@NCCapitol

NC lawmakers mull big changes to health insurance, prescription drug industries

Independent pharmacists are pushing again for new regulations on pharmacy benefit managers - large companies that act as middlemen.
Posted 2023-04-25T16:42:19+00:00 - Updated 2023-04-25T17:49:38+00:00

A handful of bills to overhaul key parts of the insurance and pharmacy industries in North Carolina moved ahead Tuesday at the statehouse, where powerful companies are jockeying for the rules they prefer.

A rewrite of state laws governing Blue Cross Blue Shield of North Carolina, the state’s largest insurer, cleared its first committee Tuesday on a divided vote. A separate bill regulating pharmacy benefit managers, which large insurance companies use to negotiate drug prices, moved forward as well, continuing years of fighting between these groups and independent pharmacies around the state.

A third measure to speed up the prior authorization process that insurance companies use to determine whether they’ll cover medical care cleared the House Health Committee too.

The pharmacy benefit managers bill, House Bill 246, would outlaw “spread pricing,” which PBMs use to smooth out drug prices that would otherwise differ from pharmacy to pharmacy, as well as other industry tactics. Independent pharmacists say these companies, which handle some 80% of prescriptions around the country, use anti-competitive practices to generate profits as middlemen in the pharmaceutical industry.

Rep. Wayne Sasser, a pharmacist by trade, said the largest of these groups made more than $14 billion last year.

“Pretty evident most of that money’s not flowing through to the rate payers,” Sasser, R-Stanly, said Tuesday.

Insurers say they’re keeping drug costs down by using PBMs, and that this bill would increase costs.

“We negotiate discounts with drug manufacturers, we negotiate discounts with pharmacies,” said Connor Rose, lobbyist for the Pharmaceutical Care Management Association. “We’re the only entity in the supply chain whose role it is to reduce drug prices.”

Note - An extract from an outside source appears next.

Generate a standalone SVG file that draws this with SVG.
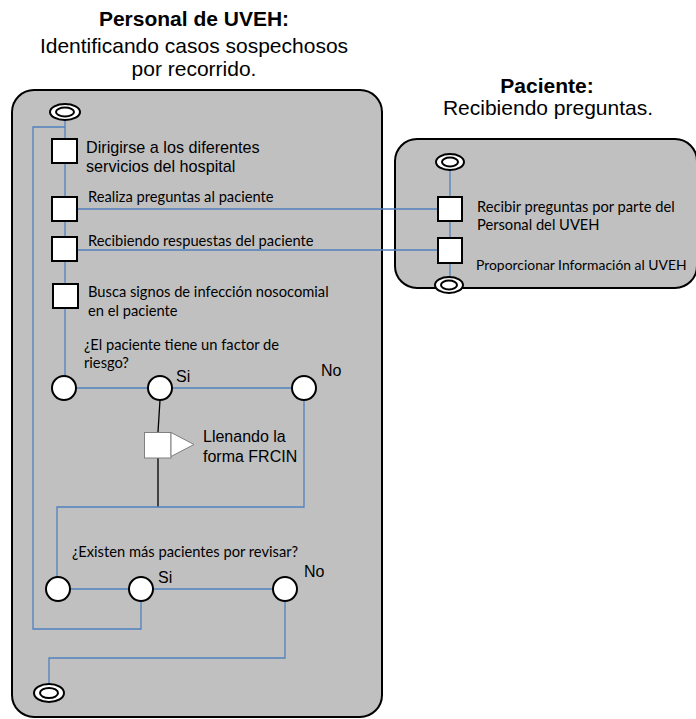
<svg xmlns="http://www.w3.org/2000/svg" width="696" height="719" viewBox="0 0 696 719">
  <style>
    .lane { fill: #c0c0c0; stroke: #000; stroke-width: 2; }
    .head { font-family: "Liberation Sans", Arial, sans-serif; font-size: 21px; fill: #000; text-anchor: middle; }
    .head-b { font-weight: bold; }
    .lbl { font-family: "Liberation Sans", Arial, sans-serif; font-size: 16px; fill: #000; }
    .lbl-w { font-size: 16.2px; }
    .act { font-family: Lato, "Open Sans", sans-serif; font-size: 14.7px; fill: #000; }
    .act-s { font-size: 13.9px; }
    .task { fill: #fff; stroke: #000; stroke-width: 2; }
    .dec { fill: #fff; stroke: #000; stroke-width: 2; }
    .flow { fill: none; stroke: #4f81bd; stroke-width: 1.3; }
    .flow-k { fill: none; stroke: #000; stroke-width: 1.3; }
    .doc { fill: #fff; stroke: #7f7f7f; stroke-width: 1; }
  </style>

  <!-- swimlane headers -->
  <text class="head head-b" x="194" y="26">Personal de UVEH:</text>
  <text class="head" x="194" y="53">Identificando casos sospechosos</text>
  <text class="head" x="194" y="76">por recorrido.</text>
  <text class="head head-b" x="547" y="93">Paciente:</text>
  <text class="head" x="548" y="115">Recibiendo preguntas.</text>

  <!-- swimlanes -->
  <rect class="lane" x="12" y="90" width="370" height="627" rx="22" ry="22"/>
  <rect class="lane" x="395" y="139" width="302" height="149" rx="22" ry="22"/>

  <!-- connectors -->
  <g id="connectors">
    <!-- main sequence, left lane -->
    <path class="flow" d="M65 120 V376"/>
    <path class="flow" d="M76 388 H148 M172 388 H292"/>
    <!-- messages to the patient lane -->
    <path class="flow" d="M77 209 H438"/>
    <path class="flow" d="M77 250 H438"/>
    <!-- patient lane sequence -->
    <path class="flow" d="M450 170 V197 M450 221 V238 M450 263 V278"/>
    <!-- risk factor branches -->
    <path class="flow-k" d="M160 400 L158 432 M158 458 V507"/>
    <path class="flow" d="M304 400 V507 H57 V577"/>
    <!-- more patients decision -->
    <path class="flow" d="M70 589 H129 M153 589 H273"/>
    <!-- loop back to the start -->
    <path class="flow" d="M141 601 V629 H33 V127 H65"/>
    <!-- finish -->
    <path class="flow" d="M285 601 V658 H49 V684"/>
  </g>

  <!-- left lane nodes -->
  <g id="start-uveh">
    <ellipse class="dec" cx="65" cy="112" rx="15" ry="8"/>
    <ellipse class="dec" cx="65" cy="112" rx="9" ry="4.5"/>
  </g>
  <g id="dirigirse">
    <rect class="task" x="52" y="139" width="25" height="24"/>
    <text class="lbl lbl-w" x="86" y="153">Dirigirse a los diferentes</text>
    <text class="lbl lbl-w" x="86" y="172">servicios del hospital</text>
  </g>
  <g id="realiza-preguntas">
    <rect class="task" x="52" y="197" width="25" height="24"/>
    <text class="act" x="88" y="202">Realiza preguntas al paciente</text>
  </g>
  <g id="recibiendo-respuestas">
    <rect class="task" x="52" y="237" width="25" height="24"/>
    <text class="act" x="88" y="246">Recibiendo respuestas del paciente</text>
  </g>
  <g id="busca-signos">
    <rect class="task" x="53" y="284" width="25" height="24"/>
    <text class="act" x="88" y="297">Busca signos de infección nosocomial</text>
    <text class="act" x="88" y="316">en el paciente</text>
  </g>
  <g id="factor-riesgo">
    <text class="act" x="84" y="350">¿El paciente tiene un factor de</text>
    <text class="act" x="84" y="368">riesgo?</text>
    <circle class="dec" cx="64" cy="388" r="12"/>
  </g>
  <g id="riesgo-si">
    <circle class="dec" cx="160" cy="388" r="12"/>
    <text class="lbl" x="176" y="382">Si</text>
  </g>
  <g id="riesgo-no">
    <circle class="dec" cx="304" cy="388" r="12"/>
    <text class="lbl" x="321" y="376">No</text>
  </g>
  <g id="forma-frcin">
    <rect class="doc" x="144.5" y="432.5" width="26.5" height="25.5"/>
    <polygon class="doc" points="171,432.5 194,444.5 171,456.5"/>
    <text class="lbl" x="203" y="442">Llenando la</text>
    <text class="lbl" x="203" y="462">forma FRCIN</text>
  </g>
  <g id="mas-pacientes">
    <text class="act" x="72" y="557">¿Existen más pacientes por revisar?</text>
    <circle class="dec" cx="58" cy="589" r="12"/>
  </g>
  <g id="mas-si">
    <circle class="dec" cx="141" cy="589" r="12"/>
    <text class="lbl" x="158" y="583">Si</text>
  </g>
  <g id="mas-no">
    <circle class="dec" cx="285" cy="589" r="12"/>
    <text class="lbl" x="304" y="577">No</text>
  </g>
  <g id="end-uveh">
    <ellipse class="dec" cx="49" cy="693" rx="15" ry="9"/>
    <ellipse class="dec" cx="49" cy="693" rx="9" ry="5"/>
  </g>

  <!-- patient lane nodes -->
  <g id="start-paciente">
    <ellipse class="dec" cx="450" cy="162" rx="14" ry="8"/>
    <ellipse class="dec" cx="450" cy="162" rx="8" ry="4.5"/>
  </g>
  <g id="recibir-preguntas">
    <rect class="task" x="438" y="197" width="24" height="24"/>
    <text class="act" x="477" y="212">Recibir preguntas por parte del</text>
    <text class="act" x="477" y="230">Personal del UVEH</text>
  </g>
  <g id="proporcionar-info">
    <rect class="task" x="438" y="238" width="24" height="25"/>
    <text class="act act-s" x="476" y="270">Proporcionar Información al UVEH</text>
  </g>
  <g id="end-paciente">
    <ellipse class="dec" cx="449" cy="285" rx="14" ry="8"/>
    <ellipse class="dec" cx="449" cy="285" rx="8" ry="4.5"/>
  </g>
</svg>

Like other legislation, the PBM bill has multiple stops before it becomes law, and its fate is unclear. But this General Assembly session is moving faster than previous ones, compressing timetables and limiting debate. Only one member of the public was allowed to speak during Tuesday's House Health Committee meeting, and committee members were limited to one question per bill because leadership wanted to vote on eight bills – several of them complex – in 50 minutes.

The Blue Cross bill has generated one of the biggest lobbying pushes of this legislative session. The company wants to reorganize, placing itself under a holding company subject to less regulation from the North Carolina Department of Insurance. Insurance Commissioner Mike Causey, an elected Republican who heads that department, opposes House Bill 346 and told lawmakers Tuesday that it would let Blue Cross raise premiums with less accountability and transparency.

“This is a bad bill for consumers,” Causey said.

But the bill has bipartisan support, including from key legislative leaders. Rep. John Bradford, the bill’s lead sponsor in the House, said the company needs these changes to compete with other insurance giants, like Aetna and UnitedHealthcare. As for-profit companies they don’t have to get government approval to buy companies or make other investments, which Blue Cross must seek from the Department of Insurance under current North Carolina law.

“Which creates a non-level playing field,” said Bradford, R-Mecklenburg.

Bradford said he expects this bill to morph at its next scheduled stop, a House Insurance Committee meeting tomorrow, and Gov. Roy Cooper called Tuesday for changes in the bill, though his office was not specific.

“The goals should be comprehensive insurance coverage with access to health care in every area of the state at the lowest price, and the governor encourages the legislature to improve this legislation in order to be in full alignment with those goals," Cooper spokeswoman Sam Chan said in an email.

The pre-authorization measures are in House Bill 649, which would mandate new review timetables for insurance companies. It too has bipartisan support and moved easily through committee Tuesday.